Plymouth is known, obviously, for its rock—the first storied landmass that the disembarked Mayflower Pilgrims stood upon in 1620. But beyond the boulder itself, the town (40 miles south of Boston on the northeastern shore of Cape Cod Bay) proudly shows off the rich folklore of its past as the first English colonial settlement in New England. From meeting houses and estates to the Plimoth Patuxet Museum, featuring a replica Mayflower II and a 17th-century village, visitors can find numerous places throughout Plymouth to step back in time.
And to enhance a day spent exploring history, runners can step forward, too, on what’s touted as the oldest public road in America: Old Sandwich Road. Though some historians make cases for other avenues to take that title (like the 1,300-mile King’s Highway, which connects Boston to Charleston, S.C., or Aviles Street in St. Augustine, Fla.), others point to the centuries of the Wampanoag people’s pathway usage of Old Sandwich Road prior to the settlers’ arrival.

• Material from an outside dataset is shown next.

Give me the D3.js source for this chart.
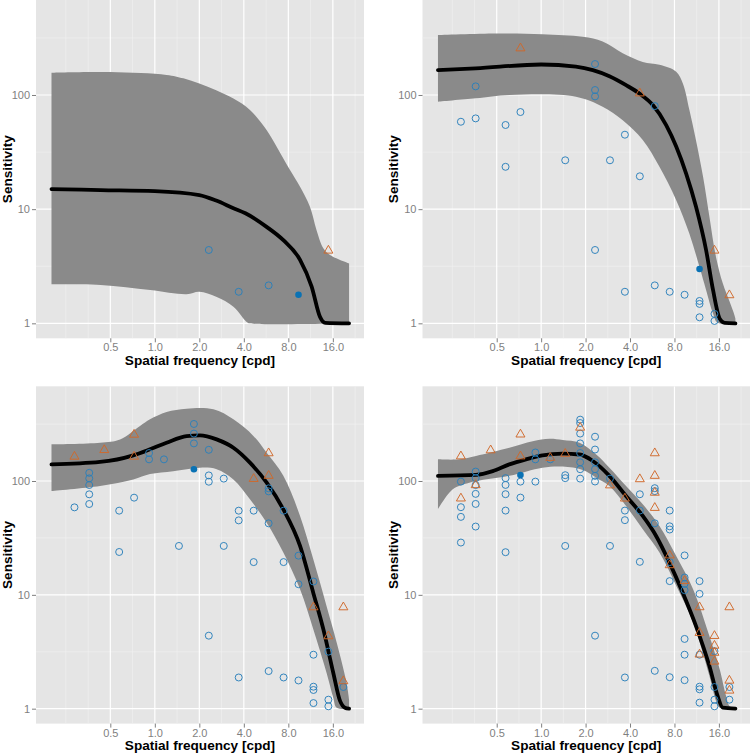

What’s not debated is how ideal of a surface that Old Sandwich Road makes for a pleasant run. Tree-lined and completely dirt, the road is narrow and flat, running north to south. Just as the road shared usage from its Native American originators to the Pilgrim settlers, today it’s utilized by runners, walkers and cyclists (cars, too, so be aware of your surroundings). Enjoy the long view to the area’s past as you go: Six historical sites line Old Sandwich Road and Sandwich Road, plus a working tavern (see below), as well as Plymouth’s other rock: Sacrifice Rock, an ancient landmark where generations of Wampanoag and other Indigenous explorers left small offerings of branches and stones while heading south from the coast. Sacrifice Rock is just south of Sacrifice Rock Road on the east side of the road; Plymouth Rock is about six miles north.